Procter & Gamble (P&G), a stalwart in the consumer goods sector, kicked off FY 2024 with impressive results, largely driven by its Fabric Care segment. "It's driven by strong innovation, strong superiority and doubling down on consumer-relevant communication and in-store support," CFO Andre Schulten told investors last week.
P&G's overall sales for the quarter amounted to $21.9 billion, marking a 6% increase from the previous year. This growth comes alongside a surge in gross margins attributable primarily to price increases (but helped by lowered commodity costs and productivity initiatives).
However, it's the story of Fabric Care that truly captures the limelight this quarter.
Fabric Care is the Company's Crown Jewel
P&G dominates the fabric category. It captures about 25% of every dollar the world spends on laundry detergent. It’s perhaps most famous for premium brands Tide and Downy, but it really dominates each price point. Gain and Era are for folks looking to spend less. Dreft controls the premium baby market.
This quarter, the U.S. Fabric Care segment saw an uptick in value and volume share, with volume share growing by 1.6 points. This comes at a time when U.S. laundry consumption is at an all-time high. A lot of this can be attributed to the rise of fabric enhancers—little balls people throw in to make their laundry smell better and feel softer. The Ohio-based giant more or less invented the sub-category and is fueling almost all of its growth. “We're driving 70% of the category growth in laundry,” Schulten said. "I fully believe that this will only accelerate."
Still Looking to Invest
Management said it isn't deterred by raising interest rates and is looking to make investments across three primary avenues - innovation, better marketing, and strengthening supply resilience.
Innovation: "Ninjamas" a nighttime bedwitting product, essentially created a new market, with P&G driving 60% of the categories growth.
Marketing: The company is keen on leveraging advanced targeting across global media to boost ROI, reach, and frequency.

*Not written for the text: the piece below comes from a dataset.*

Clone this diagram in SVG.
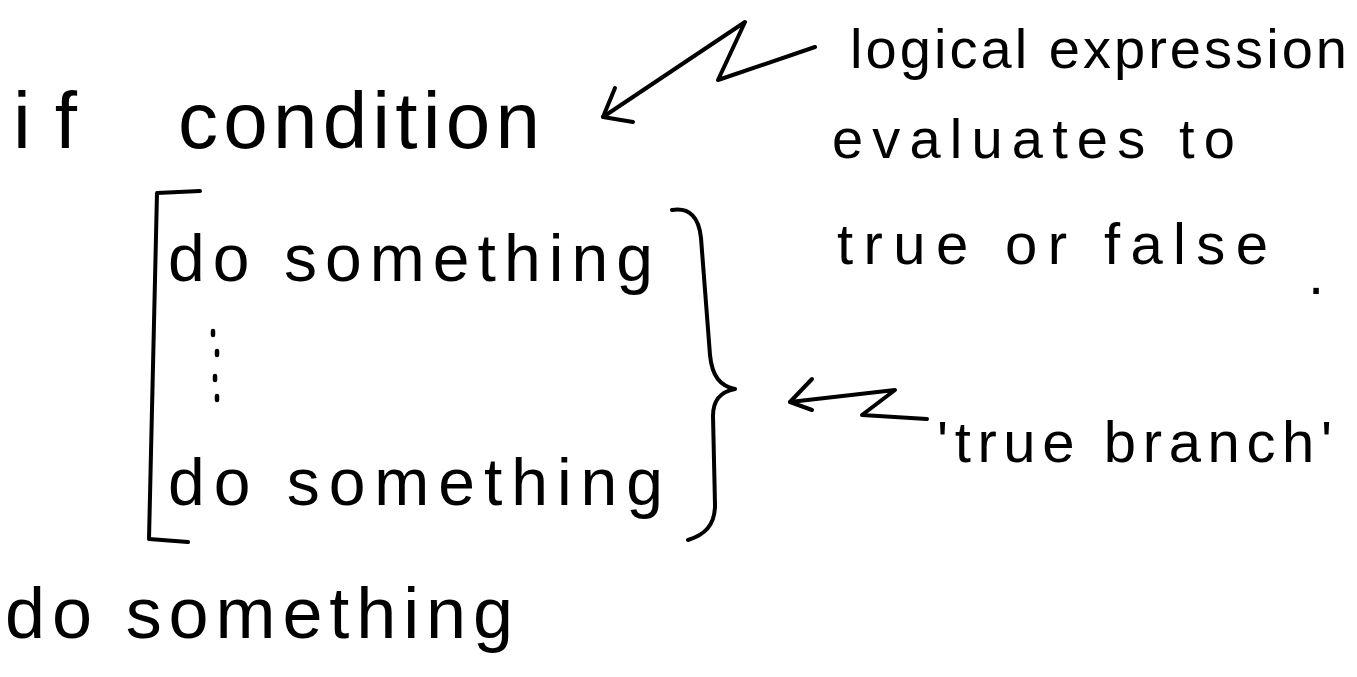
<svg xmlns="http://www.w3.org/2000/svg" width="1357" height="677" viewBox="0 0 1357 677">
<style>
text{font-family:"Liberation Sans","DejaVu Sans",sans-serif;fill:#000}
.ink{fill:none;stroke:#000;stroke-width:4;stroke-linecap:round;stroke-linejoin:round}
.dot{stroke:#000;stroke-width:4.5;stroke-linecap:round}
</style>
<rect width="1357" height="677" fill="#fff"/>
<g id="if-line">
<text x="13" y="148" font-size="80" textLength="64" lengthAdjust="spacing">if</text>
<text x="178" y="148" font-size="80" textLength="362" lengthAdjust="spacing">condition</text>
</g>
<g id="true-branch-block">
<path class="ink" d="M200,191 L157,193 L149,539 L188,542"/>
<text x="168" y="281" font-size="66" textLength="485" lengthAdjust="spacing">do something</text>
<line class="dot" x1="213" y1="331" x2="213" y2="335"/>
<line class="dot" x1="217" y1="351" x2="217" y2="355"/>
<line class="dot" x1="215" y1="376" x2="215" y2="380"/>
<line class="dot" x1="217" y1="396" x2="217" y2="400"/>
<text x="168" y="505" font-size="66" textLength="495" lengthAdjust="spacing">do something</text>
<path class="ink" d="M672,210 C690,207 699,218 701,238 L710,355 C712,376 720,386 735,389 C720,392 713,400 713,416 L715,505 C715,526 704,535 688,540"/>
</g>
<g id="after-if">
<text x="5" y="638" font-size="72" textLength="508" lengthAdjust="spacing">do something</text>
</g>
<g id="note-condition">
<text x="850" y="68" font-size="56" textLength="497" lengthAdjust="spacing">logical expression</text>
<text x="832" y="158" font-size="56" textLength="403" lengthAdjust="spacing">evaluates to</text>
<text x="837" y="264" font-size="58"><tspan textLength="431" lengthAdjust="spacing">true or false</tspan><tspan x="1308" y="294">.</tspan></text>
</g>
<g id="note-branch">
<text x="937" y="462" font-size="58" textLength="395" lengthAdjust="spacing">'true branch'</text>
</g>
<g id="connectors">
<path class="ink" d="M815,47 L718,80 L745,22 L603,117"/>
<path class="ink" d="M615,88 L603,117 L633,122"/>
<path class="ink" d="M927,419 L862,415 L895,390 L790,402"/>
<path class="ink" d="M812,379 L790,402 L812,410"/>
</g>
</svg>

Supply chain resilience: Further investments in productivity and capacity across suppliers.
Pricing Growth will slow
Pricing is expected to start lapping in the second quarter, leading to a projected drop of 3 to 4 points.
The China Problem
P&G's overall stellar performance comes with a caveat: excluding China, the results would paint an even rosier picture. Executives believe volumes would have been up slightly--despite the price increases--had it not been for China.
They Said It:
Andre Schulten on volume vs value growth
We expect the market to return to a lower, more sustainable growth rate, more in line with historical growth at around 4%. That will have a stronger contribution on the volume side. We would expect that to be around 2% -- 1% to 2% of pricing and maybe 1 point of mix impact. That will occur over the next few quarters. And as always, P&G is intending to grow ahead of the market.